Вот так дословно описывал тот момент сам Иван Григорьевич:
«Когда мы вошли, некоторые члены Президиума вскочили со своих мест, видимо, деталей осуществления ареста они не знали. Жуков тут же успокоил всех:
— Спокойно, товарищи! Садитесь.
И мы с трех сторон быстро подошли к Берии.
Когда все успокоились, Маленков сказал:
— Товарищи, я предлагаю еще раз рассмотреть вопрос о Берии.
То есть разговор до этого уже был. Все согласились. Тогда Маленков предложил:
— Он такой аферист, так опасен, что может наделать черт знает что. Поэтому я предлагаю арестовать его немедленно.
Все проголосовали «за».
Берия под пистолетом сидел неподвижно. У меня в руке был трофейный вальтер.
Я действительно отлично стрелял, и в этот момент рука моя не дрогнула бы.
После слов Маленкова Жуков скомандовал: — Встать! Следовать за нами».
С.
— Я расскажу вам ту историю, свидетелем которой частично был сам, а частично узнал от людей, участвовавших в ней. Итак, 26 июня 1953 года отец находился на даче. Я уехал раньше, где-то около восьми, и через час был, в Кремле у Б. Л. Ванникова. (Кабинет отца располагался в противоположном здании). В четыре часа дня мы должны были доложить отцу о подготовке к проведению ядерного взрыва. Нам предстояло обсудить, будет ли это подвешенная бомба или ракета. Собралось человек десять, в том числе И. В. Курчатов, и В. А. Махнеев, технический помощник отца. Мы сидели, сверяли документы, готовили иллюстративные материалы и т. д. Часов в двенадцать ко мне подходит сотрудник из секретариата Ванникова и приглашает к телефону: звонил дважды Герой Советского Союза Амет-Хан, испытывавший самолеты с моим оборудованием. «Серго, — кричал он в трубку, — я тебе одну страшную весть сообщу, но держись!
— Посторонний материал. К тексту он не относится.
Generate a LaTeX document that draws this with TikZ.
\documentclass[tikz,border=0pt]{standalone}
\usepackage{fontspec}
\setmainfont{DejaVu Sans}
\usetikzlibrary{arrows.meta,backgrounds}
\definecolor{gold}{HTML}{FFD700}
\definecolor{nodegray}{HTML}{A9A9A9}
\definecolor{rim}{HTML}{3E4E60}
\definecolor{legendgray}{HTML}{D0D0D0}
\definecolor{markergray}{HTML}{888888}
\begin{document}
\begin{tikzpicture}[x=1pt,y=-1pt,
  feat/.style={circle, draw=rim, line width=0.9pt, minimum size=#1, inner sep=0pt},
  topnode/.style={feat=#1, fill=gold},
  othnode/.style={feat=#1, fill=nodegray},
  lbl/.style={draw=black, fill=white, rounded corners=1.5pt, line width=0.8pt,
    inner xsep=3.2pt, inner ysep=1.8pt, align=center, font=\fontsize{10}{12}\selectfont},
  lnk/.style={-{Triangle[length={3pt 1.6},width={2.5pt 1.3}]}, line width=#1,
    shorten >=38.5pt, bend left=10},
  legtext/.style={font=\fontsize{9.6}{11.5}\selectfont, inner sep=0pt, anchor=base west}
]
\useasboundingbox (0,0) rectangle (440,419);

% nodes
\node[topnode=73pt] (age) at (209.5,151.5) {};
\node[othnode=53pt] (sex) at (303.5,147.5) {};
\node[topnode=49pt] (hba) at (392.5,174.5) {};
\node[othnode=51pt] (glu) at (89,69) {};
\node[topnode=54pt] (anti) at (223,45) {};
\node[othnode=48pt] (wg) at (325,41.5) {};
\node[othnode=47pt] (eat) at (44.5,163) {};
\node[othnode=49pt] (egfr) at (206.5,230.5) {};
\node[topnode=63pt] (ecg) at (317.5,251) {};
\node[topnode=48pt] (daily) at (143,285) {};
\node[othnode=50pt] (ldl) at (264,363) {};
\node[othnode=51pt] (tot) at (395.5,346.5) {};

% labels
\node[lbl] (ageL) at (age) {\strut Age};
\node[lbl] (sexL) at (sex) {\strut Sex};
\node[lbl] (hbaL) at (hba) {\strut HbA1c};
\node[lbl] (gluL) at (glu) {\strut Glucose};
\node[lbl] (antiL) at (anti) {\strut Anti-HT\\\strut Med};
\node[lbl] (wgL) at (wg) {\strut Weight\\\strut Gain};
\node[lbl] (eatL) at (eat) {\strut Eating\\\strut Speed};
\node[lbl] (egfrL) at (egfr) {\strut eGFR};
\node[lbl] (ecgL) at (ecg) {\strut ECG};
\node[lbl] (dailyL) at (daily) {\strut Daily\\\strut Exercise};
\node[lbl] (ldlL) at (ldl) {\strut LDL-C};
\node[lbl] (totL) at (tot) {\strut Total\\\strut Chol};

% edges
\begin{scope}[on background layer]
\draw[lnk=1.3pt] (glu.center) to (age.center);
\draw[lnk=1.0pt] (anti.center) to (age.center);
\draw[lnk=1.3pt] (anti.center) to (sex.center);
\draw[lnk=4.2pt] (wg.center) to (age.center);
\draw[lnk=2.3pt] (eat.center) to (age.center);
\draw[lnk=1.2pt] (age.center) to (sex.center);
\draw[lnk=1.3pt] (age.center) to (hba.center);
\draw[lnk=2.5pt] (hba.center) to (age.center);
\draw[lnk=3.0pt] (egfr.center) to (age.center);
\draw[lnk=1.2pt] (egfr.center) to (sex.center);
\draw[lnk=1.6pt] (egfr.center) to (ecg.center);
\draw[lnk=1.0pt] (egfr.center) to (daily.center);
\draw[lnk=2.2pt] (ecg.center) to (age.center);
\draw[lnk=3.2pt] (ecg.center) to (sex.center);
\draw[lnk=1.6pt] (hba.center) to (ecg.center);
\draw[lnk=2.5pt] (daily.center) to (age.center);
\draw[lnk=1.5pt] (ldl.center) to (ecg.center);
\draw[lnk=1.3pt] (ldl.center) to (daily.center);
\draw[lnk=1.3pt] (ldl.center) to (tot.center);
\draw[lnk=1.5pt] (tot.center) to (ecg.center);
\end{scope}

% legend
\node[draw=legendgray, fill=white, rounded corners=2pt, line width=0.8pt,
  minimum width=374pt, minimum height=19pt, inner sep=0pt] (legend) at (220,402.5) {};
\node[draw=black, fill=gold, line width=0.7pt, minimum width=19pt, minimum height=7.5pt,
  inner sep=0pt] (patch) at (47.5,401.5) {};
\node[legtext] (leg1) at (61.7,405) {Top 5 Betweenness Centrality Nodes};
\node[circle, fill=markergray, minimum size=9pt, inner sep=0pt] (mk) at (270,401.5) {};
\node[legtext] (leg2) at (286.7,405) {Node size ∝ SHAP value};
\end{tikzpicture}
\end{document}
Ваш дом окружен войсками, а твой отец, по всей вероятности, убит. Я уже выслал машину к кремлевским воротам, садись в нее и поезжай на аэродром. Я готов переправить тебя куда-нибудь, пока еще не поздно!..»
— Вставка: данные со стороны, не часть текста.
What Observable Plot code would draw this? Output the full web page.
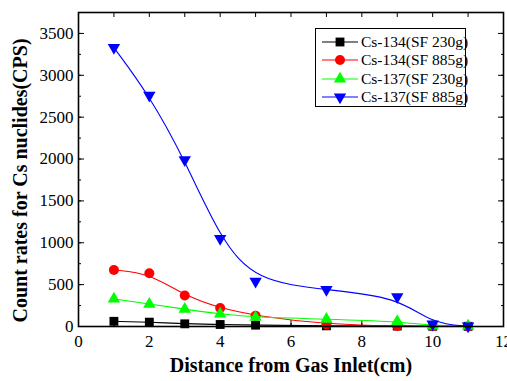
<!DOCTYPE html>
<html><head><meta charset="utf-8">
<script src="https://cdn.jsdelivr.net/npm/d3@7"></script>
<script src="https://cdn.jsdelivr.net/npm/@observablehq/plot@0.6"></script>
<style>
html,body{margin:0;padding:0;background:#fff;}
#wrap{position:relative;width:507px;height:381px;overflow:hidden;}
#wrap svg text{font-family:"Liberation Serif",serif !important;}
#legend{position:absolute;left:315px;top:28px;width:151px;height:79px;border:1px solid #000;background:#fff;font-family:"Liberation Serif",serif;font-size:15.5px;box-sizing:border-box;}
#legend .row{position:absolute;left:0;height:18px;display:flex;align-items:center;white-space:nowrap;}
#legend svg{display:block;}
</style>
</head><body>
<div id="wrap"><div id="legend"></div></div>
<script>
const distances = [1, 2, 3, 4, 5, 7, 9, 10, 11];
const seriesNames = ["Cs-134(SF 230g)", "Cs-134(SF 885g)", "Cs-137(SF 230g)", "Cs-137(SF 885g)"];
const cs134_230 = [62, 52, 32, 24, 16, 8, 5, 3, 2];
const cs134_885 = [675, 635, 370, 220, 128, 25, 5, 2, 1];
const cs137_230 = [330, 268, 207, 150, 110, 88, 62, 8, 6];
const cs137_885 = [3330, 2760, 1990, 1050, 540, 440, 355, 30, 5];
const xTicks = [0, 2, 4, 6, 8, 10, 12];
const yTicks = [0, 500, 1000, 1500, 2000, 2500, 3000, 3500];
const xTitle = "Distance from Gas Inlet(cm)";
const yTitle = "Count rates for Cs nuclides(CPS)";

const colors = ["#000000", "#ff0000", "#00ff00", "#0000ff"];
const symbols = ["square", "circle", "triangle", "triangle"];
const rotations = [0, 0, 0, 180];
const radii = [5, 5, 4.6, 4.6];
const allValues = [cs134_230, cs134_885, cs137_230, cs137_885];

const xMinor = d3.range(0, 13, 1);
const yMinor = d3.range(0, 3751, 250);
const blank = () => "";
const fmt = d3.format("d");

const marks = [];
// ticks (inward)
marks.push(Plot.axisX(xMinor, {anchor: "bottom", tickSize: -3, tickFormat: blank, label: null}));
marks.push(Plot.axisX(xTicks, {anchor: "bottom", tickSize: -6, tickFormat: blank, label: null}));
marks.push(Plot.axisX(xMinor, {anchor: "top", tickSize: -4, tickFormat: blank, label: null}));
marks.push(Plot.axisY(yMinor, {anchor: "left", tickSize: -3, tickFormat: blank, label: null}));
marks.push(Plot.axisY(yTicks, {anchor: "left", tickSize: -6, tickFormat: blank, label: null}));
marks.push(Plot.axisY(yMinor, {anchor: "right", tickSize: -3, tickFormat: blank, label: null}));
marks.push(Plot.axisY(yTicks, {anchor: "right", tickSize: -6, tickFormat: blank, label: null}));
// labels
marks.push(Plot.axisX(xTicks, {anchor: "bottom", tickSize: 0, tickPadding: 8, tickFormat: fmt, label: null, fontSize: 17}));
marks.push(Plot.axisY(yTicks, {anchor: "left", tickSize: 0, tickPadding: 5, tickFormat: fmt, label: null, fontSize: 17}));

allValues.forEach((vals, i) => {
  const data = distances.map((x, j) => ({x, y: vals[j]}));
  marks.push(Plot.line(data, {x: "x", y: "y", curve: "basis", stroke: colors[i], strokeWidth: 1.1}));
  marks.push(Plot.dot(data, {x: "x", y: "y", symbol: symbols[i], rotate: rotations[i], r: radii[i], fill: colors[i], stroke: "none"}));
});
marks.push(Plot.frame({stroke: "#000", strokeWidth: 1.6}));
marks.push(Plot.text([xTitle], {frameAnchor: "bottom", dy: 45, fontSize: 20, fontWeight: "bold", textAnchor: "middle"}));
marks.push(Plot.text([yTitle], {frameAnchor: "left", dx: -58, dy: 11, rotate: -90, fontSize: 20, fontWeight: "bold", textAnchor: "middle"}));

const chart = Plot.plot({
  width: 507, height: 381,
  marginLeft: 78, marginRight: 4, marginTop: 12, marginBottom: 55,
  x: {domain: [0, 12], axis: null},
  y: {domain: [0, 3750], axis: null},
  style: {fontFamily: "'Liberation Serif', serif", fontSize: "16px", color: "#000", background: "#fff", overflow: "visible"},
  marks
});
const wrap = document.getElementById("wrap");
wrap.insertBefore(chart, wrap.firstChild);

// legend
const legend = document.getElementById("legend");
seriesNames.forEach((name, i) => {
  const row = document.createElement("div");
  row.className = "row";
  row.style.top = (4 + i * 18.3) + "px";
  const svg = d3.create("svg").attr("width", 44).attr("height", 18);
  svg.append("line").attr("x1", 6).attr("x2", 42).attr("y1", 9).attr("y2", 9).attr("stroke", colors[i]).attr("stroke-width", 1.1);
  const sym = {square: d3.symbolSquare, circle: d3.symbolCircle, triangle: d3.symbolTriangle}[symbols[i]];
  svg.append("path").attr("d", d3.symbol(sym, Math.PI * radii[i] * radii[i])())
    .attr("transform", `translate(24,9) rotate(${rotations[i]})`).attr("fill", colors[i]);
  row.appendChild(svg.node());
  const span = document.createElement("span");
  span.textContent = name;
  span.style.marginLeft = "1px";
  row.appendChild(span);
  legend.appendChild(row);
});
</script>
</body></html>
Я начал звонить в секретариат отца. Телефоны молчали. Наверное, их успели отключить. Не брал никто трубку и на даче, и в квартире. Связь отсутствовала всюду…
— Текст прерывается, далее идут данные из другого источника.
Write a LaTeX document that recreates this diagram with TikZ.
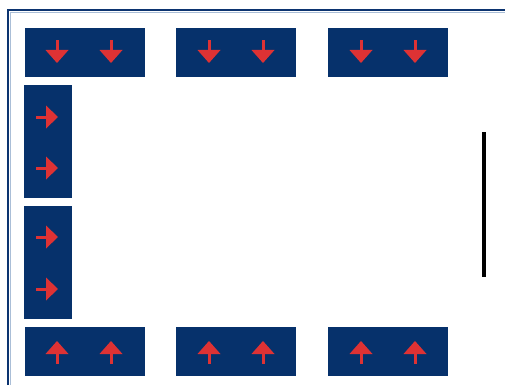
\documentclass[tikz,border=0pt]{standalone}
\definecolor{navy}{RGB}{6,49,107}
\definecolor{framec}{RGB}{12,52,112}
\definecolor{lightf}{RGB}{170,190,215}
\definecolor{redarr}{RGB}{222,50,52}
\tikzset{
  panel/.style={fill=navy, draw=none, inner sep=0pt, outer sep=0pt},
  arr/.style={fill=redarr, draw=none}
}
\newcommand{\arrdown}[2]{%
  \fill[arr] (#1-1.5,#2-12) rectangle (#1+1.5,#2-1);
  \fill[arr] (#1-11.5,#2-2) -- (#1+11.5,#2-2) -- (#1,#2+11) -- cycle;}
\newcommand{\arrup}[2]{%
  \fill[arr] (#1-1.5,#2+12) rectangle (#1+1.5,#2+1);
  \fill[arr] (#1-11.5,#2+2) -- (#1+11.5,#2+2) -- (#1,#2-11) -- cycle;}
\newcommand{\arrright}[2]{%
  \fill[arr] (#1-11,#2-1.5) rectangle (#1+1,#2+1.5);
  \fill[arr] (#1-1,#2-11.5) -- (#1-1,#2+11.5) -- (#1+11,#2) -- cycle;}
\begin{document}
\begin{tikzpicture}[x=1pt,y=-1pt]
\useasboundingbox (0,0) rectangle (505,385);
\fill[white] (0,0) rectangle (505,385);
% frame
\draw[lightf, line width=1pt] (10.5,385) -- (10.5,12.5) -- (505,12.5);
\draw[framec, line width=2pt] (8,385) -- (8,10) -- (505,10);
% top panels
\node[panel, minimum width=120pt, minimum height=49pt] (t1) at (85,52.5) {};
\node[panel, minimum width=120pt, minimum height=49pt] (t2) at (236,52.5) {};
\node[panel, minimum width=120pt, minimum height=49pt] (t3) at (388,52.5) {};
% bottom panels
\node[panel, minimum width=120pt, minimum height=49pt] (b1) at (85,351.5) {};
\node[panel, minimum width=120pt, minimum height=49pt] (b2) at (236,351.5) {};
\node[panel, minimum width=120pt, minimum height=49pt] (b3) at (388,351.5) {};
% left panels
\node[panel, minimum width=48pt, minimum height=113pt] (l1) at (48,141.5) {};
\node[panel, minimum width=48pt, minimum height=113pt] (l2) at (48,262.5) {};
% arrows
\arrdown{57}{52}\arrdown{111}{52}
\arrdown{209}{52}\arrdown{263}{52}
\arrdown{361}{52}\arrdown{415}{52}
\arrup{57}{352}\arrup{111}{352}
\arrup{209}{352}\arrup{263}{352}
\arrup{361}{352}\arrup{415}{352}
\arrright{47}{117}\arrright{47}{168}
\arrright{47}{237}\arrright{47}{289}
% black bar
\coordinate (bt) at (484,132);
\coordinate (bb) at (484,277);
\draw[black, line width=4pt] (bt) -- (bb);
\end{tikzpicture}
\end{document}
Тогда я обратился к Ванникову. Выслушав меня, он тоже принялся звонить, но уже по своим каналам. В тот день, по предложению отца, было назначено расширенное заседание президиума ЦК. Ванников установил, что заседание отменено и происходит что-то непонятное. Он мне сказал: «Если уже случилось непоправимое, мы все бессильны, но за тебя постоим, не позволим им расправиться с тобой!»
У кремлевских ворот меня ждала машина с друзьями, которые уговаривали меня не ехать домой, объясняя, что дорога уже перекрыта, а вокруг слышна стрельба. Я все-таки решил никуда не улетать и не прятаться. Убежать я не мог и потому, что не на кого было оставить маму, двух маленьких детей и беременную жену, которая должна была родить через месяц-полтора. Моим дочерям тогда было два и четыре года.
С полдороги я вернулся к Ванникову. Он одобрил мое решение не скрываться и сразу же позвонил Маленкову. У Маленкова телефон не отвечал. Тогда он позвонил Хрущеву. Трубку сняли. «Никита Сергеевич, — начал Ванников, — рядом со мной находится сын Берия. Я и мои товарищи, — он назвал фамилию Курчатова и других присутствующих тут ученых, — знаем, что произошло. Поэтому просим вас позаботиться о безопасности молодого Берия». Хрущев ему что-то отвечал. (Потом Ванников пересказал мне смысл его ответа: мол, ничего нигде ни с кем не произошло; что вы там выдумываете?) Видно, Хрущев еще не был осведомлен, чем все закончилось. Борис Львович, чтобы меня одного не схватили, поехал вместе со мной на городскую квартиру, расположенную на Садовом кольце. Район в самом деле был оцеплен военными, и нас долго не пропускали во двор, пока Ванников снова не позвонил Хрущеву. Наконец, после его разрешения, нас пропустили, что и подтверждало его причастность к происходящему. Стена со стороны комнаты моего отца была выщерблена пулями крупнокалиберных пулеметов, окна разбиты, двери выбиты.
Пока я все это отчаянно рассматривал, ко мне подбежал один из охранников дома и говорит: «Серго, только что из помещения вынесли кого-то на носилках, накрытых брезентом».
Охранника срочно позвали, и я не успел спросить у него, находился ли отец в доме во время обстрела.
— Дом принадлежал только вашей семье?